A short note on the goblins, though: why can’t they lie? I accept that the author made them tall and beautiful for the sake of storytelling, but goblins are supposed to be mischievous creatures, greedy, malicious. So it was strange to see them turned into basically sexy human with powers… like other creatures in YA do when there will be romance with a human later on. *sigh*

It’s a trend in YA to begin the story in the middle of some action scene with high stakes, but that comes with the price of flashbacks throughout the story to fill in the blanks. Instead of easing into the story and warming to the characters, we are told to like them. This also applies to the romance of the book, which is all but explicitly implied already in the beginning of the story and made me wrinkle my nose – this smells like Stockholm syndrome again. And in a YA book, that is very dangerous. I can “accept” that for an adult book, like A Court of Thorns and Roses and Wintersong, but in young adult, I wish the author had been more careful.
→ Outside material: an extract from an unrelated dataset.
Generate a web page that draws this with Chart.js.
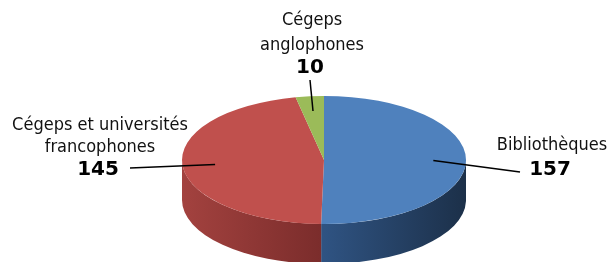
<!DOCTYPE html>
<html>
<head>
<meta charset="utf-8">
<script src="https://cdn.jsdelivr.net/npm/chart.js@4/dist/chart.umd.min.js"></script>
<style>
  html, body { margin: 0; padding: 0; background: #fff; }
  #wrap { width: 610px; height: 262px; position: relative; }
</style>
</head>
<body>
<div id="wrap"><canvas id="pie"></canvas></div>
<script>
const labels = ["Bibliothèques", "Cégeps et universités francophones", "Cégeps anglophones"];
const values = [157, 145, 10];
const topColors = ["#4F81BD", "#C0504D", "#9BBB59"];
const sideColors = [["#2F5382", "#1C3049"], ["#A3423F", "#7A2C2B"], ["#7D9846", "#6A823A"]];

// where the ellipse goes on the page
const cx = 324, cy = 160, rx = 142, ry = 64, depth = 40;

// text blocks: lines, line centres, leader end
const labelText = [
  { lines: ["Bibliothèques"], x: 552, ys: [145], num: 170, lineEnd: [520, 172] },
  { lines: ["Cégeps et universités", "francophones"], x: 100, ys: [125, 147], num: 170, lineEnd: [130, 168] },
  { lines: ["Cégeps", "anglophones"], x: 312, ys: [20, 45], num: 68, lineEnd: [310, 80] }
];

const pie3d = {
  id: "pie3d",
  beforeDatasetsDraw(chart) {
    const ctx = chart.ctx;
    const arcs = chart.getDatasetMeta(0).data;
    // sides, front half only (canvas angles 0..PI)
    arcs.forEach((el, i) => {
      let a1 = el.startAngle, a2 = el.endAngle;
      const TAU = Math.PI * 2;
      while (a1 < 0) { a1 += TAU; a2 += TAU; }
      const ranges = [[a1, a2], [a1 - TAU, a2 - TAU], [a1 + TAU, a2 + TAU]];
      ranges.forEach(([s, e]) => {
        const s2 = Math.max(s, 0), e2 = Math.min(e, Math.PI);
        if (e2 <= s2) return;
        const g = ctx.createLinearGradient(cx - rx, 0, cx + rx, 0);
        if (i === 0) {
          g.addColorStop(0.5, sideColors[i][0]);
          g.addColorStop(1, sideColors[i][1]);
        } else {
          g.addColorStop(0, sideColors[i][0]);
          g.addColorStop(0.5, sideColors[i][1]);
        }
        ctx.save();
        ctx.beginPath();
        ctx.ellipse(cx, cy, rx, ry, 0, s2, e2, false);
        ctx.ellipse(cx, cy + depth, rx, ry, 0, e2, s2, true);
        ctx.closePath();
        ctx.fillStyle = g;
        ctx.fill();
        ctx.restore();
      });
    });
    // flatten the top face into the ellipse
    const el = arcs[0];
    ctx.save();
    ctx.translate(cx, cy);
    ctx.scale(rx / el.outerRadius, ry / el.outerRadius);
    ctx.translate(-el.x, -el.y);
  },
  afterDatasetsDraw(chart) {
    const ctx = chart.ctx;
    ctx.restore();
    const arcs = chart.getDatasetMeta(0).data;
    ctx.save();
    ctx.textAlign = "center";
    ctx.textBaseline = "middle";
    arcs.forEach((el, i) => {
      const t = labelText[i];
      const mid = (el.startAngle + el.endAngle) / 2;
      const px = cx + Math.cos(mid) * rx * 0.77;
      const py = cy + Math.sin(mid) * ry * 0.77;
      ctx.beginPath();
      ctx.moveTo(px, py);
      ctx.lineTo(t.lineEnd[0], t.lineEnd[1]);
      ctx.lineWidth = 1.5;
      ctx.strokeStyle = "#000";
      ctx.stroke();
      ctx.fillStyle = "#111";
      ctx.font = '18px "DejaVu Sans Condensed", "DejaVu Sans", sans-serif';
      t.lines.forEach((ln, k) => ctx.fillText(ln, t.x, t.ys[k]));
      ctx.font = 'bold 20px "DejaVu Sans", sans-serif';
      ctx.fillStyle = "#000";
      ctx.fillText(String(values[i]), t.x - 2, t.num);
    });
    ctx.restore();
  }
};

new Chart(document.getElementById("pie"), {
  type: "pie",
  data: {
    labels,
    datasets: [{
      data: values,
      backgroundColor: topColors,
      borderWidth: 0
    }]
  },
  options: {
    responsive: true,
    maintainAspectRatio: false,
    animation: false,
    events: [],
    layout: { padding: 0 },
    plugins: {
      legend: { display: false },
      tooltip: { enabled: false }
    }
  },
  plugins: [pie3d]
});
</script>
</body>
</html>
Which leads us to: there is a sex scene. It’s not explicit, and it’s quite romantic, but… it felt so strange. Not because of how the scene was described, but the fact that it existed at all. Among the horrors that Janneke had to endure with her first master, brutal rape was the one that stuck to her mind the most. And while it has been 100 years, she talked about it in a way that felt very fresh. I’m not saying it isn’t possible that she would want and enjoy sex with a goblin after one tortured her that way, but for me, the reader, it felt too fresh. I would have preferred that happening in book 2 or 3, so that we had more time to watch her grow more at ease with her feelings and desires.

I really enjoyed the story, although I wished all the things above where different. It’s an interesting young adult book where the main character look and behaves (more or less) like a 17-year-old, but she’s actually over 100 years old when the book starts. Also some things didn’t feel like they belong in YA – there is torture, rape is mentioned very often, PTSD, there’s kidnapping, murder, slavery… the way those things are dealt with is too early to judge – there are a couple more books coming out for this series. While I am curious to see how the open points of this first installment are going to be answered on the next books, I am not sure I’m captivated enough by the story to continue reading.

 

—– SPOILERS AHEAD —–

Some of the open points I want to see addressed on the next books: will Janneke try to free the humans who are enslaved by the goblins? If so, I don’t think this will be an easy enterprise, and also I don’t know if there will be time in the books for that, as it’s implied they’ll be at war again soon. How much power will she really have as the new stag? Will she just sit there peacefully like the last one? (Of course not). Why did it seem that she had so many open points on her knowledge of the goblins, despite observing them for so long?

Also I’m deeply bothered by the fact that she almost died when going to find the antidote for Soren’s wound and then afterwards he was like “Oh yeah, he was going to try to drag you back afterwards, everyone knows that but I forgot to tell you. Oops, my bad”. Like, excuse me??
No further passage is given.